Hungarian filmmaker Bela Tarr is to receive a lifetime achievement award at the 44th Cairo International Film Festival (November 13-22).
The award-winning film director, producer and screenwriter will also mentor a workshop with young Egyptian filmmakers at the festival and will separately deliver a masterclass at the event.
The festival will also screen 4K restorations of Tarr’s 2000 feature Werckmeister Harmonies and 2011 drama The Turin Horse, considered two of his finest works. This will make CIFF “one of the early platforms to screen Tarr’s newly restored film copies,” according to CIFF festival director Amir Ramses.
Born and raised in Hungary in 1955, Tarr graduated from the Budapest Theatre and Film Academy and made his directorial debut aged 22 with Family Nest in 1977. Focussing on social issues with a documentary style he followed this up with The Outsider in 1981 and The Prefab People in 1982.
His 1982 TV adaptation of Shakespeare’s Macbeth, which he filmed in just two shots, marked a new phase in his creative work and 1988’s Damnation saw the beginning of a visual style for which he has become known: a black-and-white photographic approach, and long, slow shots, which culminated in the seven-hour long adaptation of Krasznahoraki’s novel, Satantango in 1994.
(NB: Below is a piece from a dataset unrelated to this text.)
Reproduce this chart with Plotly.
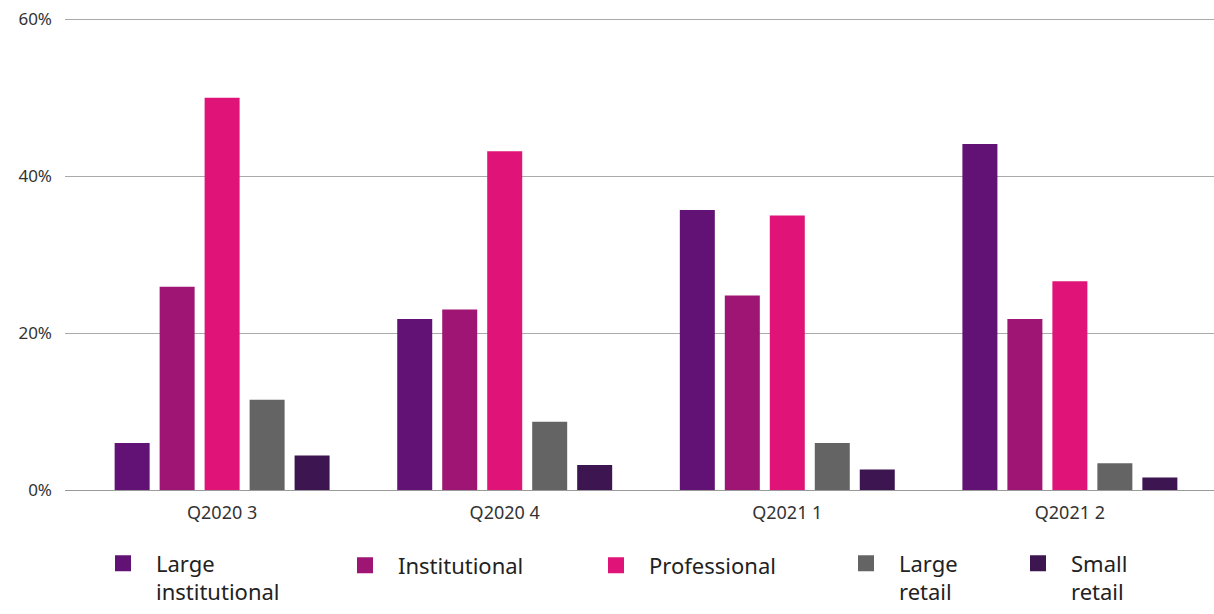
import plotly.graph_objects as go

quarters = ["Q2020 3", "Q2020 4", "Q2021 1", "Q2021 2"]
series_names = ["Large<br>institutional", "Institutional", "Professional", "Large<br>retail", "Small<br>retail"]
large_institutional = [6.0, 21.8, 35.7, 44.1]
institutional = [25.9, 23.0, 24.8, 21.8]
professional = [50.0, 43.2, 35.0, 26.6]
large_retail = [11.5, 8.7, 6.0, 3.4]
small_retail = [4.4, 3.2, 2.6, 1.6]
colors = ["#621274", "#9e1574", "#e01478", "#646464", "#3d1551"]
y_ticks = [0, 20, 40, 60]
y_tick_labels = ["0%", "20%", "40%", "60%"]
legend_x_px = [115, 357, 608, 858, 1030]

values = [large_institutional, institutional, professional, large_retail, small_retail]

W, H = 1214, 614
PLOT_L, PLOT_W = 65, 1149
PLOT_T, PLOT_H = 17, 473
LEGEND_BOTTOM = 613.5
LEGEND_TOP = 544.5

fig = go.Figure()
layout_legends = {}
for i, (name, vals, col) in enumerate(zip(series_names, values, colors)):
    lg = "legend" if i == 0 else f"legend{i+1}"
    fig.add_trace(go.Bar(x=quarters, y=vals, name=name, marker=dict(color=col, line=dict(width=0)),
                         showlegend=False))
    fig.add_trace(go.Scatter(x=[None], y=[None], mode="markers", name=name, legend=lg,
                             marker=dict(symbol="square", size=18, color=col)))
    two_line = "<br>" in name
    if two_line:
        ly, yanchor = (PLOT_T + PLOT_H - LEGEND_BOTTOM) / PLOT_H, "bottom"
    else:
        ly, yanchor = (PLOT_T + PLOT_H - LEGEND_TOP) / PLOT_H, "top"
    layout_legends[lg] = dict(
        x=(legend_x_px[i] - 25 - PLOT_L) / PLOT_W, xanchor="left",
        y=ly, yanchor=yanchor,
        font=dict(size=22, family="Noto Sans, sans-serif", color="#222222"),
        valign="top", itemwidth=56, bgcolor="rgba(0,0,0,0)",
    )

fig.update_layout(
    width=W, height=H,
    barmode="group", bargap=0.204, bargroupgap=0.222,
    plot_bgcolor="white", paper_bgcolor="white",
    margin=dict(l=PLOT_L, r=0, t=PLOT_T, b=H - PLOT_T - PLOT_H),
    font=dict(family="Noto Sans, sans-serif", color="#333333"),
    xaxis=dict(range=[-0.556, 3.51], showgrid=False, showline=False, zeroline=False,
               automargin=False,
               ticks="", tickfont=dict(size=18, color="#333333"), ticklabelstandoff=10),
    yaxis=dict(range=[0, 60.3], tickvals=y_ticks, ticktext=y_tick_labels,
               automargin=False,
               showgrid=True, gridcolor="#aaaaaa", gridwidth=1,
               zeroline=True, zerolinecolor="#999999", zerolinewidth=1,
               tickfont=dict(size=17, color="#333333"), ticklabelstandoff=12, showline=False),
    **layout_legends,
)

fig.write_html("out.html", config={"displayModeBar": False},
               post_script="document.body.style.margin='0';")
The film brought him international recognition and was followed by Werckmeister Harmonies in 2000 and The Man From London in 2007, based on the novel by Georges Simenon.
The Turin Horse, which he announced several years ago as the last fiction film he will make, played in competition at the Berlinale in 2011 and was awarded the Silver Bear grand jury prize as well as the Fipresci Prize.
More recently, Tarr executive produced Valdimar Johannsson’s Icelandic supernatural drama Lamb, which played in Un Certain Regard at Cannes in 2021.
Furthermore, he founded TT Filmmuheyly in 2003, an independent film workshop that operated under his leadership until 2011 and established the international film school, Film Factory, in Sarajevo in 2012, while later became a visiting professor at several film academies.